Relative motion has been a crucial component in crewed space missions dating back as far as the mid 1960s. Such operations exist in a dynamic environment where rotational and translational motion can be highly coupled. Traditional, minimal attitude parameterization sets (such as Euler angles) cannot be used for maneuvers with large ranges of rotational motion without encountering singularities, so modern treatment of attitude maneuvers favors the use of unit quaternions and dual quaternions for orbit-attitude coupling due to the balance between lesser storage requirements when compared with rotation matrices and their nonsingularity when compared with minimal sets. However, quaternions and dual quaternions are susceptible to the unwinding phenomenon and have some non-uniqueness associated with them, as a single attitude corresponds to two antipodal quaternions on the three-sphere S^3. Hence, an accurate dynamics formalism is required in such scenarios. Describing rigid body motion on the special Euclidean group SE(3), which leverages rotation matrices to represent attitude, and its tangent bundle is particularly well-suited to handle these cases.

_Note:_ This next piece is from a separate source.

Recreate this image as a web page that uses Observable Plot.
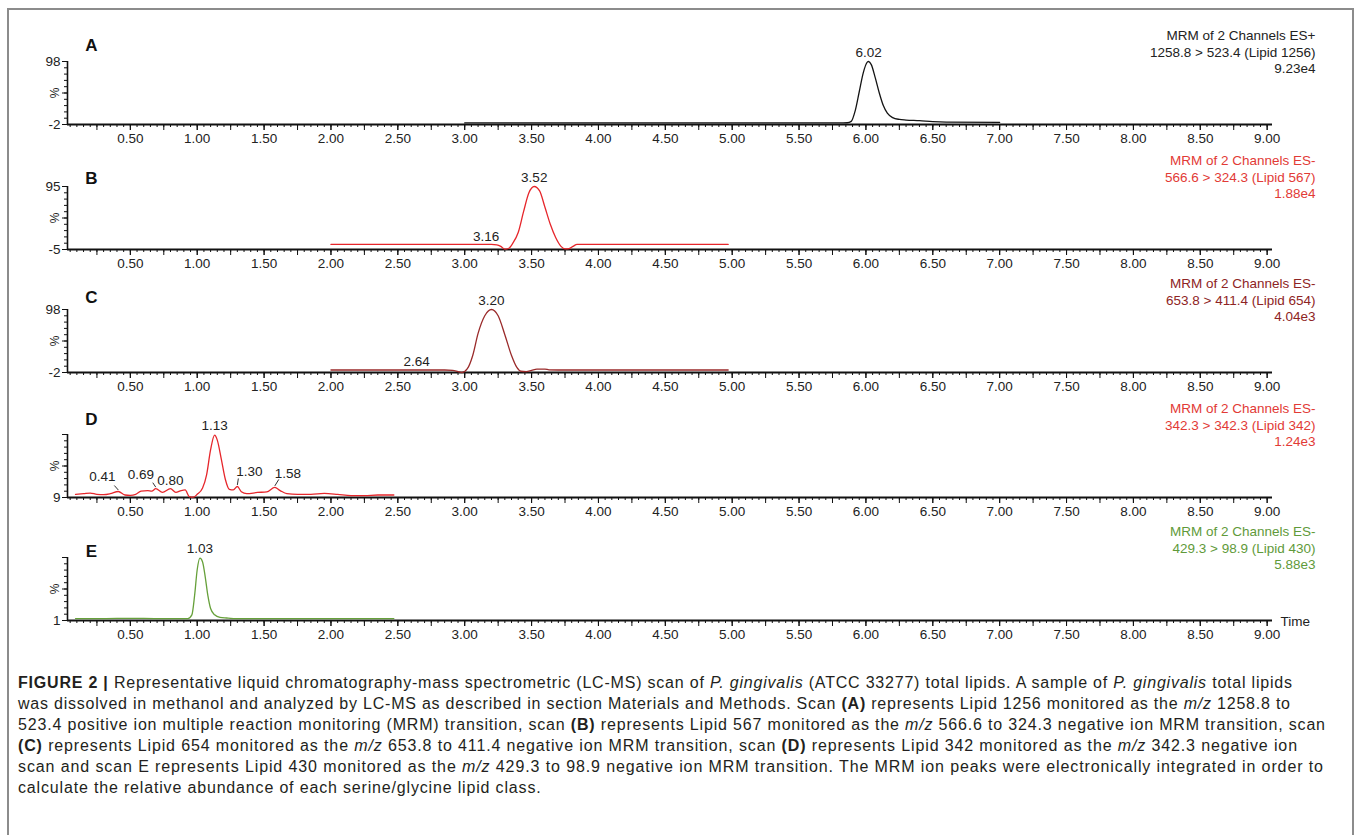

In this work, the relative motion problem is presented on the special Euclidean group and its tangent bundle during a case study that involves simulated relative motion maneuvers with the Gateway within the near rectilinear halo orbit, or NRHO. To illustrate the validity of the formalism introduced, results are compared in terms of both accuracy and computational load with those obtained using dual quaternions.